◆ TASK DESCRIPTION ◆
From the entries that follow, gather each line holding the word "this".

◆ EXERCISE MATERIAL ◆
★ ★ ★ ★
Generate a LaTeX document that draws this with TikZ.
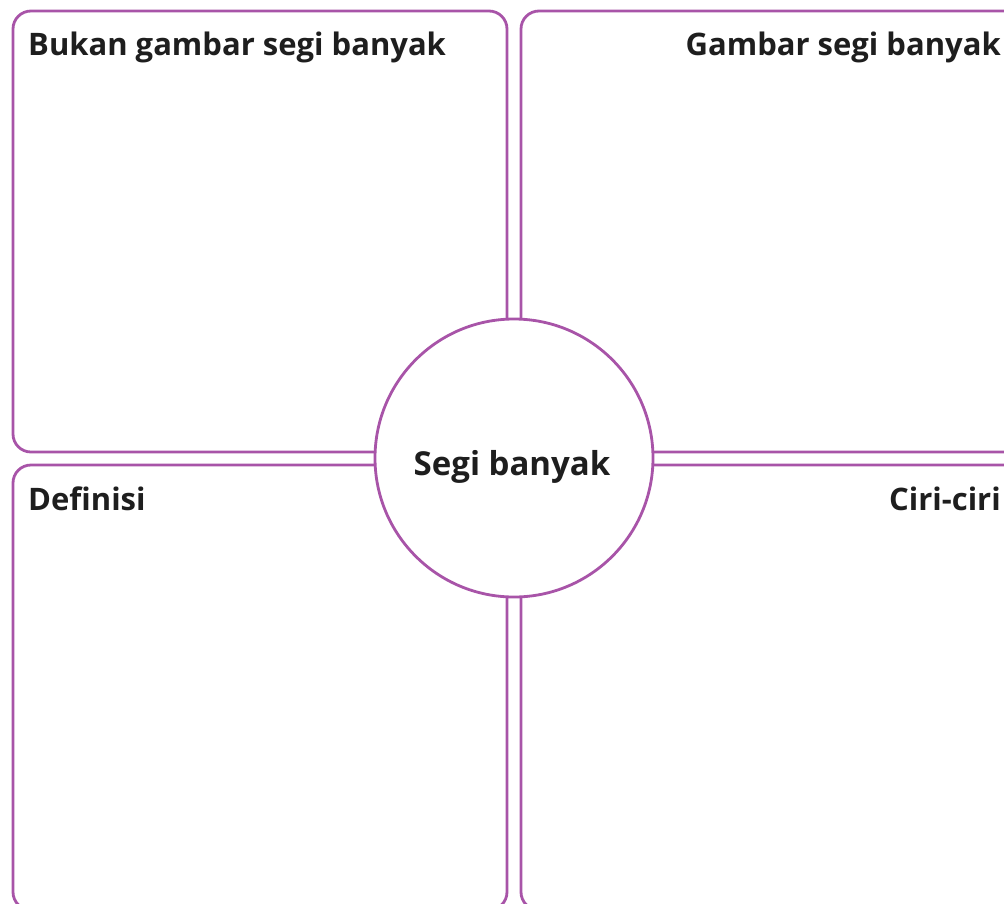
\documentclass[tikz,border=0pt]{standalone}
\usepackage{fontspec}
\setmainfont{Open Sans}[Ligatures=NoCommon]
\definecolor{boxpurple}{RGB}{168,84,168}
\definecolor{txt}{RGB}{30,30,30}
\begin{document}
\begin{tikzpicture}[x=1pt,y=-1pt,
  panel/.style={draw=boxpurple,line width=2.8pt,rounded corners=18pt},
  title/.style={font=\fontsize{31}{36}\selectfont\bfseries,text=txt,inner sep=0pt},
  hubtext/.style={font=\fontsize{33}{38}\selectfont\bfseries,text=txt,inner sep=0pt},
  hub/.style={circle,draw=boxpurple,fill=white,line width=2.8pt,minimum size=278pt,inner sep=0pt}]
\useasboundingbox (0,0) rectangle (1004,903);
\clip (0,0) rectangle (1004,903);
\draw[panel] (13,11) rectangle (507,452);
\draw[panel] (521,11) rectangle (1040,452);
\draw[panel] (13,465) rectangle (507,910);
\draw[panel] (521,465) rectangle (1040,910);
\node[hub] (c) at (514,458) {};
\node[hubtext,anchor=base] (ct) at (512,475) {Segi banyak};
\node[title,anchor=base west] (tl) at (28,55) {Bukan gambar segi banyak};
\node[title,anchor=base east] (tr) at (1001,55) {Gambar segi banyak};
\node[title,anchor=base west] (bl) at (28,510) {Definisi};
\node[title,anchor=base east] (br) at (1001,510) {Ciri-ciri};
\end{tikzpicture}
\end{document}
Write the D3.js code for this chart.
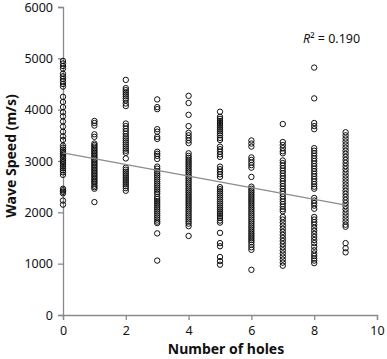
<!DOCTYPE html>
<html><head><meta charset="utf-8">
<script src="https://cdn.jsdelivr.net/npm/d3@7"></script>
<style>body{margin:0;background:#fff}svg{display:block}</style>
</head><body>
<script>
const holes = [0,1,2,3,4,5,6,7,8,9];
const col0 = [4950,4900,4850,4800,4700,4650,4600,4550,4500,4450,4250,4150,4050,3950,3870,3770,3670,3570,3480,3410,3300,3260,3220,3180,3150,3120,3090,3050,3010,2980,2940,2900,2860,2820,2780,2730,2460,2430,2400,2370,2230,2150];
const col1 = [3780,3740,3690,3520,3470,3340,3310,3280,3250,3220,3190,3160,3130,3100,3070,3040,3010,2980,2950,2920,2890,2860,2830,2800,2770,2740,2710,2680,2650,2620,2590,2560,2520,2490,2460,2200];
const col2 = [4580,4420,4380,4340,4300,4260,4220,4180,4120,4070,3730,3680,3630,3580,3530,3480,3440,3400,3360,3320,3280,3240,3200,3160,3050,2870,2830,2790,2750,2710,2670,2630,2590,2550,2510,2470,2420];
const col3 = [4200,4050,4010,3620,3570,3470,3430,3180,3140,3100,3040,2890,2850,2800,2760,2720,2680,2640,2600,2560,2520,2480,2440,2400,2360,2300,2260,2220,2180,2140,2100,2060,2020,1980,1940,1900,1860,1820,1790,1590,1060];
const col4 = [4270,4130,3900,3680,3550,3500,3450,3400,3350,3150,3100,3060,3020,2980,2940,2900,2860,2820,2780,2740,2700,2660,2620,2580,2540,2500,2460,2420,2380,2340,2300,2260,2220,2180,2140,2100,2060,2020,1980,1940,1900,1860,1820,1780,1730,1540];
const col5 = [3960,3860,3820,3780,3740,3700,3660,3620,3580,3540,3500,3450,3410,3280,3230,3180,3130,3080,2890,2840,2790,2740,2690,2490,2450,2410,2370,2330,2290,2250,2210,2170,2130,2090,2050,2010,1970,1930,1890,1840,1800,1600,1400,1340,1130,1050,980];
const col6 = [3400,3340,3280,3070,3020,2970,2920,2870,2690,2500,2460,2420,2380,2340,2300,2260,2220,2180,2140,2100,2060,2020,1980,1940,1900,1860,1820,1780,1740,1700,1660,1620,1580,1540,1500,1460,1420,1370,1320,1270,880];
const col7 = [3720,3370,3310,3250,3190,3150,3010,2960,2910,2860,2810,2760,2710,2660,2610,2560,2510,2460,2410,2360,2310,2260,2210,2160,2110,2060,2020,1910,1860,1800,1740,1680,1620,1560,1500,1440,1380,1320,1260,1200,1140,1080,1020,960];
const col8 = [4820,4220,3740,3680,3620,3250,3200,3150,3100,3050,3000,2950,2900,2850,2800,2750,2700,2650,2600,2550,2500,2460,2280,2230,2180,2130,2070,1910,1860,1810,1760,1700,1640,1580,1520,1460,1400,1330,1260,1200,1150,1100,1060,1010];
const col9 = [3560,3500,3440,3380,3320,3260,3200,3140,3080,3020,2960,2900,2840,2780,2720,2660,2600,2540,2480,2420,2360,2300,2240,2180,2120,2060,2000,1940,1880,1820,1760,1720,1400,1300,1220];
const columns = [col0,col1,col2,col3,col4,col5,col6,col7,col8,col9];
const trendX = [0, 9];
const trendY = [3160, 2140];
const xTicks = [0,2,4,6,8,10];
const yTicks = [0,1000,2000,3000,4000,5000,6000];
const r2Label = "0.190";

const W = 387, H = 359;
const m = {left:63, right:10, top:7, bottom:44};
const svg = d3.select("body").append("svg").attr("width",W).attr("height",H);
const x = d3.scaleLinear().domain([0,10]).range([m.left, W-m.right]);
const y = d3.scaleLinear().domain([0,6000]).range([H-m.bottom, m.top]);
const font = "'Noto Sans', 'Noto Sans CJK KR', sans-serif";
const axisCol = "#8a8a8a";

const xa = svg.append("g").attr("transform",`translate(0,${H-m.bottom})`)
  .call(d3.axisBottom(x).tickValues(xTicks).tickSize(5).tickPadding(6).tickFormat(d3.format("d")));
const ya = svg.append("g").attr("transform",`translate(${m.left},0)`)
  .call(d3.axisLeft(y).tickValues(yTicks).tickSize(5).tickPadding(5).tickFormat(d3.format("d")));
[xa,ya].forEach(g=>{
  g.select(".domain").attr("stroke",axisCol).attr("stroke-width",1.3);
  g.selectAll(".tick line").attr("stroke",axisCol).attr("stroke-width",1.3);
  g.selectAll(".tick text").attr("fill","#111").style("font-family",font).style("font-size","12.5px");
});

const pts = [];
columns.forEach((c,i)=>c.forEach(v=>pts.push({h:holes[i], v})));
svg.append("g").selectAll("circle").data(pts).join("circle")
  .attr("cx",d=>x(d.h)).attr("cy",d=>y(d.v)).attr("r",2.7)
  .attr("fill","none").attr("stroke","#111").attr("stroke-width",1);

svg.append("line")
  .attr("x1",x(trendX[0])).attr("y1",y(trendY[0]))
  .attr("x2",x(trendX[1])).attr("y2",y(trendY[1]))
  .attr("stroke","#8c8c8c").attr("stroke-width",1.2);

const t = svg.append("text").attr("x",303).attr("y",43)
  .style("font-family",font).style("font-size","12.5px").attr("fill","#111");
t.append("tspan").style("font-style","italic").text("R");
t.append("tspan").text("\u00B2 = " + r2Label);

svg.append("text").attr("x",(m.left + W - m.right)/2 + 6).attr("y",354)
  .attr("text-anchor","middle").style("font-family",font).style("font-size","14px")
  .style("font-weight","bold").attr("fill","#111").text("Number of holes");
svg.append("text").attr("transform",`translate(16,156) rotate(-90)`)
  .attr("text-anchor","middle").style("font-family",font).style("font-size","14px")
  .style("font-weight","bold").attr("fill","#111").text("Wave Speed (m/s)");
</script>
</body></html>
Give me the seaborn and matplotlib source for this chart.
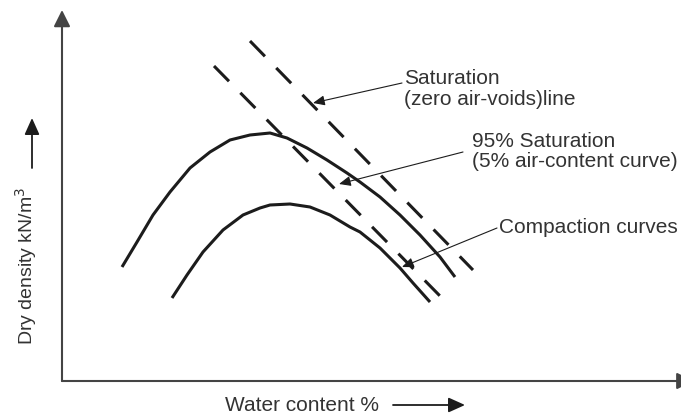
# plot.py
# Compaction curves sketch: dry density vs water content with
# zero air-voids and 95% saturation lines.

import pandas as pd
import seaborn as sns
import matplotlib.pyplot as plt

# water content (%) / dry density (kN/m3)
upper_w = [3.0, 3.75, 4.55, 5.4, 6.4, 7.4, 8.4, 9.4, 10.4, 11.25, 12.25,
           13.25, 14.25, 14.9, 15.9, 16.9, 17.9, 18.9, 19.65]
upper_d = [16.28, 16.78, 17.32, 17.78, 18.26, 18.58, 18.82, 18.92, 18.96,
           18.86, 18.66, 18.42, 18.16, 17.98, 17.68, 17.32, 16.92, 16.48, 16.08]

lower_w = [5.5, 6.25, 7.05, 8.05, 9.05, 9.9, 10.4, 11.4, 12.4, 13.4, 14.4,
           14.9, 15.9, 16.9, 17.55, 18.4]
lower_d = [15.66, 16.12, 16.58, 17.02, 17.32, 17.46, 17.52, 17.54, 17.48,
           17.32, 17.08, 16.98, 16.66, 16.26, 15.96, 15.58]

zav_w = [9.4, 20.55]       # zero air-voids line
zav_d = [20.8, 16.22]
sat95_w = [7.6, 18.95]     # 95% saturation line
sat95_d = [20.3, 15.68]

labels = ["Saturation\n(zero air-voids)line",
          "95% Saturation\n(5% air-content curve)",
          "Compaction curves"]
label_w = [17.1, 20.5, 21.85]
label_d = [19.84, 18.59, 16.96]
tail_w = [17.0, 20.05, 21.75]
tail_d = [19.96, 18.58, 17.06]
tip_w = [12.55, 13.85, 17.0]
tip_d = [19.56, 17.94, 16.28]

sns.set_theme(style="white")
plt.rcParams["font.family"] = ["Liberation Sans", "DejaVu Sans"]

INK = "#1c1c1c"
TXT = "#333333"

fig = plt.figure(figsize=(6.81, 4.17), dpi=100)
ax = fig.add_axes([62 / 681, 36 / 417, 619 / 681, 371 / 417])
ax.set_xlim(0, 30.95)
ax.set_ylim(14, 21.42)
ax.set_axis_off()

curves = pd.concat([
    pd.DataFrame({"w": upper_w, "d": upper_d, "curve": "upper"}),
    pd.DataFrame({"w": lower_w, "d": lower_d, "curve": "lower"}),
])
for name, grp in curves.groupby("curve"):
    sns.lineplot(data=grp, x="w", y="d", ax=ax, sort=False, estimator=None,
                 color=INK, lw=2.2, solid_joinstyle="round",
                 solid_capstyle="butt")

for w, d in [(zav_w, zav_d), (sat95_w, sat95_d)]:
    sns.lineplot(x=w, y=d, ax=ax, sort=False, estimator=None, color=INK,
                 lw=2.2, linestyle=(0, (7, 5.3)))

# axes with arrowheads
axis_arrow = dict(arrowstyle="-|>,head_length=1.0,head_width=0.5",
                  mutation_scale=10, lw=1.5, color="#444444",
                  shrinkA=0, shrinkB=0)
ax.annotate("", xy=(0, 1.0), xytext=(0, 0), xycoords="axes fraction",
            arrowprops=axis_arrow, annotation_clip=False)
ax.annotate("", xy=(1.02, 0), xytext=(0, 0), xycoords="axes fraction",
            arrowprops=axis_arrow, annotation_clip=False)

# callouts
for lab, lw_, ld, tw, td, pw, pd_ in zip(labels, label_w, label_d,
                                         tail_w, tail_d, tip_w, tip_d):
    ax.text(lw_, ld, lab, fontsize=15, color=TXT, ha="left",
            va="center" if "\n" in lab else "baseline", linespacing=1.12)
    ax.annotate("", xy=(pw, pd_), xytext=(tw, td),
                arrowprops=dict(arrowstyle="-|>,head_length=0.7,head_width=0.3",
                                mutation_scale=10, lw=0.8, color=INK,
                                shrinkA=0, shrinkB=0))

# axis labels with their arrows
fig.text(225 / 681, 6 / 417, "Water content %", fontsize=15, color=TXT,
         ha="left", va="baseline")
fig.text(26 / 681, 72 / 417, "Dry density kN/m$^3$", fontsize=14,
         color=TXT, rotation=90, ha="center", va="bottom")
label_arrow = dict(arrowstyle="-|>,head_length=1.0,head_width=0.45",
                   mutation_scale=10, lw=1.3, color=INK,
                   shrinkA=0, shrinkB=0)
ax.annotate("", xy=(465 / 681, 12 / 417), xytext=(393 / 681, 12 / 417),
            xycoords="figure fraction", arrowprops=label_arrow,
            annotation_clip=False)
ax.annotate("", xy=(32 / 681, 299 / 417), xytext=(32 / 681, 249 / 417),
            xycoords="figure fraction", arrowprops=label_arrow,
            annotation_clip=False)

fig.savefig("out.png", dpi=100)
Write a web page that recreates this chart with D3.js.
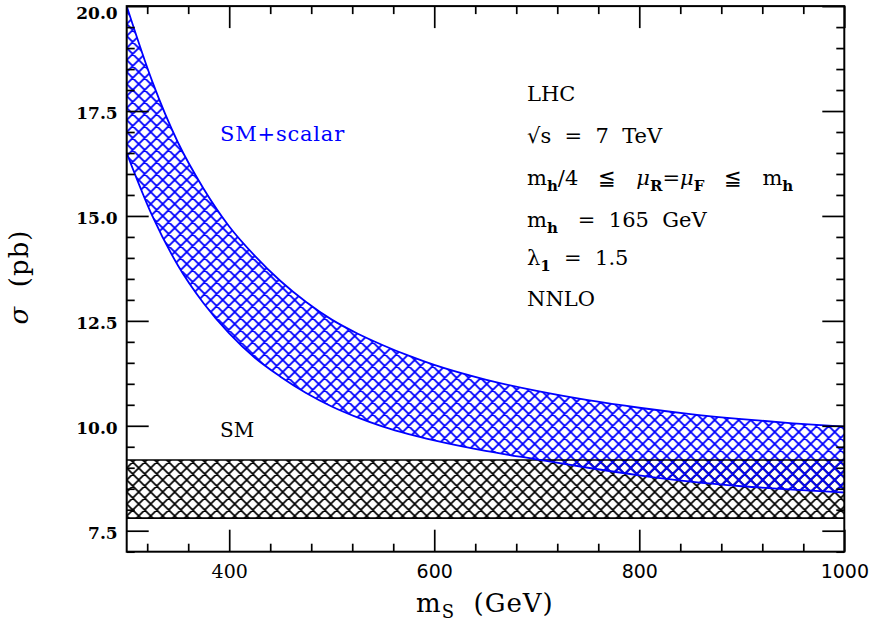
★ ★ ★ ★
◆ EXERCISE RESPONSE ◆
Generate a LaTeX document that draws this with TikZ.
Write the D3.js code for this chart.
Give me the seaborn and matplotlib source for this chart.
Write a web page that recreates this chart with D3.js.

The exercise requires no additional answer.